Proses perekrutan kabinet saat ini sedang berlangsung. Jokowi bahkan telah melibatkan KPK dan PPATK. Sejumlah nama sudah diserahkan kepada kedua lembaga ini untuk ditelisik dan hasilnya sudah diterima oleh Jokowi.

Yang menarik, proses perekrutan jajaran kabinet Jokowi ini tidak sepi dari kritik. Ada dua komentar yang barangkali patut kita diskusikan. Pertama, komentar dari Donal Fariz, peneliti Indonesian Corruption Watch (ICW). Ia menilai proses pembentukan kabinet pada masa pemerintahan SBY lebih baik dibanding presiden terpilih Jokowi (baca linknya di sini) Pertanyaanya, apakah benar begitu?

Sepintas lalu, penilaian Fariz ini memang tidak keliru. Sebab ia menilai dari perspektif transparansi proses pembentukan kabinet Jokowi. Pada saat membentuk postur kabinetnya, SBY secara terbuka memanggil para calon menterinya ke kediamannya di Cikeas, Bogor. Jokowi tidak melakukan hal yang serupa. Wong Solo ini terkesan melakukan “operasi senyap.” Padahal, Jokowi pernah berjanji untuk melakukan seleksi menteri secara terbuka dan partisipatif.

Menurut saya, Fariz terlalu serampangan menilai pembentukan kabinet SBY lebih baik dari Jokowi. Mengapa? Proses rekrutmen ala SBY sebetulnya tidak partisipatif dan melibatkan publik. Fariz mengartikan transparansi itu dalam perspektif yang sempit, bukan substansial. Kalau prosesnya diliput media, dan diketahui oleh publik, lantas itu dinilai transparan. Untuk apa transparan kalau pendapat publik tidak dilibatkan dan jadi bahan pertimbangan?

Proses yang dilakukan Jokowi memang terkesan tertutup. Tetapi, saya kira kita tidak perlu takut. Jokowi sudah melibatkan Komisi Pemberantasan Korupsi (KPK) dan Pusat Pelaporan Analisis Transaksi Keuangan (PPATK) untuk menelusuri rekam jejak 43 calon menterinya.
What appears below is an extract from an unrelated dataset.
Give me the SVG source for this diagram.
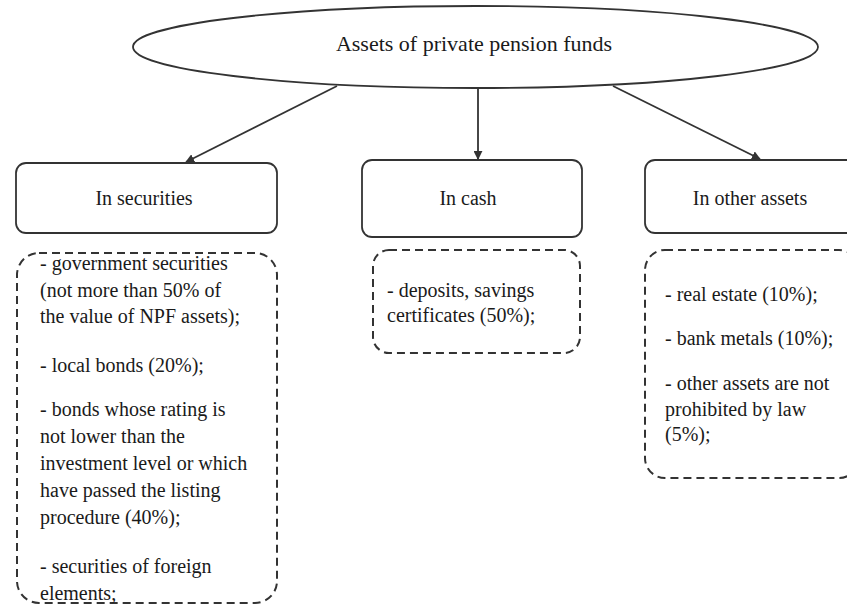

Keterlibatan kedua lembaga yang relatif kredibel ini cukup memberi garansi kualitas anggota kabinet Jokowi nantinya.

Kedua, komentar Wakil Ketua DPR dari Gerindra, Fadli Zon (baca linknya di sini). Ia mengkritik langkah Jokowi melibatkan KPK dan PPATK. “Calon menteri kan hak Presiden. Tidak perlu menunggu KPK lah seharusnya. Itu hak prerogatif Presiden,” ucapnya. Lucunya, iya malah menyebut pelibatan KPK dan PPATK dapat merusak sistem ketatanegaraan. Ini argumen konyol, bukan?

Menurut saya, langkah Jokowi melibatkan KPK dan PPATK patut diapresiasi. Dan yang paling penting, Jokowi benar-benar menggunakan data dan masukan dari kedua lembaga tersebut saat memilih anggota kabinet definitif. Rakyat pasti mengharapkan Jokowi melakukan hal ini. Tetapi, kalau Jokowi mengabaikannya, maka sebenarnya ia sedang menggali kuburannya sendiri. Maukah Jokowi jasdi seperti ini? Mudah-mudahan tidak.